Charlotte first attended Cardiff Business Club at the end of the 2014/15 season, when the US Ambassador Matthew Barzun was the guest speaker – an event she describes as having made an immediate impact on her.

She said: “I could see the benefit of the Club straight away. I met and connected with various people who I have since established some very good relationships with.

“But the key to making the Club ‘work’ for you is that you do need to be proactive. If you just attend to listen to the speakers, enjoy the dinner and then go home that is absolutely fine.

“However, if your aim is to make it work for you in terms of making potential business connections and expanding your personal network, it can and will help you to do just that.

Over the last couple of years, Charlotte says there has been a noticeable and positive shift in the demographic make-up of the Club.

“When I first attended Club events it did seem to be male-dominated and populated by those at the senior stage of their career. That has certainly become less so and there have been a greater number of younger people and women attending over the last couple of years.” It is this latter point that Charlotte is keen to see grow.

On her new venture

“I practiced in a boutique family law firm for many years in London and have always felt that family law is a service that is best offered in a niche firm geared around the specific needs of family law clients.

“Often in a big firm, the family law offering can be viewed as an add on service or the poor relation of the firm to the corporate or property type work.

“I wanted to create a truly niche and bespoke family law offering and for me to be able to have the autonomy to create my vision I had to do that on my own. So, I guess it was a decision driven by necessity for me to be able to produce the offering I wanted.

Taking advantage of the contacts she had made from her time with the Club she decided now was the time to start her own firm and provide her services to a niche market that had not been properly represented, she said:

“I have felt for a long time that there is a gap in the market for a truly high net worth private client type family law offering in Cardiff.

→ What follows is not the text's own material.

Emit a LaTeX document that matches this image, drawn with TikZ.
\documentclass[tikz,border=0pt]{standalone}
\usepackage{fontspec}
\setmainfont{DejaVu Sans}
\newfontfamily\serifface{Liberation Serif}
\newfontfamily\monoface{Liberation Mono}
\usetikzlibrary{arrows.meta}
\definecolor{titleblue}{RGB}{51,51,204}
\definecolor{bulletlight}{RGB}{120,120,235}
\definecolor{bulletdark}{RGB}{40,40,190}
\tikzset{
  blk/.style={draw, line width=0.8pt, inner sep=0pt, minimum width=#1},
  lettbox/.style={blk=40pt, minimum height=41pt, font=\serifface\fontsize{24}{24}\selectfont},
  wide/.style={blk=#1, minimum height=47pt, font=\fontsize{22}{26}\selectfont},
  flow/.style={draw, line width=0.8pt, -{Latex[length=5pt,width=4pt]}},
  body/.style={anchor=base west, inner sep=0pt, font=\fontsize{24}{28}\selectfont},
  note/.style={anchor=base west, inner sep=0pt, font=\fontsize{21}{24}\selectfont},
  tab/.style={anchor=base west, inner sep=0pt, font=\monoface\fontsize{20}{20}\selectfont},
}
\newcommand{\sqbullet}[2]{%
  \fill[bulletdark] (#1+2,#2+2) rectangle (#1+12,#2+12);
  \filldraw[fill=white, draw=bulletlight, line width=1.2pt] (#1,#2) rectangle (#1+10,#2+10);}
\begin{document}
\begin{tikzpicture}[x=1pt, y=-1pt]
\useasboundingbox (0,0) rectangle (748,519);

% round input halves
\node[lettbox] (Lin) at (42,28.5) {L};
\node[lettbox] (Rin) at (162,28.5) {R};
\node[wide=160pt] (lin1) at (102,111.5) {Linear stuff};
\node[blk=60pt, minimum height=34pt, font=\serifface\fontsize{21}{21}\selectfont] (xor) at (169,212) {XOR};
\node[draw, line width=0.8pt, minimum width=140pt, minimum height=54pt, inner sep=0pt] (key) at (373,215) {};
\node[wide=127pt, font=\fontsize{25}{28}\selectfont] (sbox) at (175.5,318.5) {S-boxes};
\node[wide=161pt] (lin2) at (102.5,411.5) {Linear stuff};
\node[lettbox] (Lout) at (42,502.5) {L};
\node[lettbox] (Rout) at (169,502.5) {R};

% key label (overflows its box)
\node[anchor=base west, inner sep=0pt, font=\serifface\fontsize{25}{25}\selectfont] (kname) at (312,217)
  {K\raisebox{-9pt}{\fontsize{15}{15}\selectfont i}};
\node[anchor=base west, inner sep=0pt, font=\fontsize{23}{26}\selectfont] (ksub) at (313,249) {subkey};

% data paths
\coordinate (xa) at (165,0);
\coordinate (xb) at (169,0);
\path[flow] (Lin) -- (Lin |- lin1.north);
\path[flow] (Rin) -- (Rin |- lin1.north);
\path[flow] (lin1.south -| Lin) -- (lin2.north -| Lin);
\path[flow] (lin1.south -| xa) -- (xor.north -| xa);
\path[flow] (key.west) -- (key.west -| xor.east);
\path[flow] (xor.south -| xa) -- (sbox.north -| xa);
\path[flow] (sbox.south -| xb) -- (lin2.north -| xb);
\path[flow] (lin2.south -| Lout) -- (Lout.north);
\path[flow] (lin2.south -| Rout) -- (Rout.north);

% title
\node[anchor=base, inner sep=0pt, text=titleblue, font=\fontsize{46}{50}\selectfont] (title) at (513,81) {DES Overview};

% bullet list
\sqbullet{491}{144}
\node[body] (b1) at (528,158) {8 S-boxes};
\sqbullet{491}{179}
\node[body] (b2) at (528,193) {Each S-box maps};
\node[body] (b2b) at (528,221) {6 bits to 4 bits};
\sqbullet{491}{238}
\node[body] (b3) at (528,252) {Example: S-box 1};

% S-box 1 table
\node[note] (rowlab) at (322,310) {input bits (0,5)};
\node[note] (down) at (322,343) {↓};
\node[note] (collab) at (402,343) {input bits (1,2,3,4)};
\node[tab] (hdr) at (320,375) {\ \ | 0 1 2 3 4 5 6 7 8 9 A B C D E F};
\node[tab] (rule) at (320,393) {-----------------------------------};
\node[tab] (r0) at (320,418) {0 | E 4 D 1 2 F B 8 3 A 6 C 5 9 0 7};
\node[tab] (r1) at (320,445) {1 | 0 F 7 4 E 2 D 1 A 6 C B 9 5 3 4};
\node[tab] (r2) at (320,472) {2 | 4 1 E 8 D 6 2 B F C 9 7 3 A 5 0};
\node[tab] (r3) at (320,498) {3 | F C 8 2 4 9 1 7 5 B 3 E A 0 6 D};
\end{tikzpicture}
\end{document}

“I felt that the time was right in that I was able to generate my own case load and had built up enough of a referral network to be able to go it alone. Or at least I hoped I had! Thankfully I was right and since the launch of Lux I have been very busy indeed!”

After the launch of Lux on ‘Divorce Day’, January 8th 2018, business has gone very well for Charlotte, which she puts down to her friends, the planning and work she put in before officially opening Lux’s door.

“I took six months to carefully plan and prepare my business, the offering and the launch itself. I wasn’t in a rush to launch it the Monday after I had finished at Hugh James. I wanted everything to look and feel just right. I also knew that there was a good “angle” for launching the firm on ‘Divorce Day’.

“I have been very fortunate and had some amazing support and help from several people who advised and helped me from the planning stage right through to the launch.

“One of my favourite things about business in Wales (and what separates it from London) is that there is a huge desire to help and support people trying something brave or going on their own. I feel very lucky indeed.”

“We’re now looking to have more of our people from across the business, at all levels, to come along and make connections of their own; such is the value that we as a business see in our association with the Club

“The Club has shown me that there is so much great business here in Cardiff.”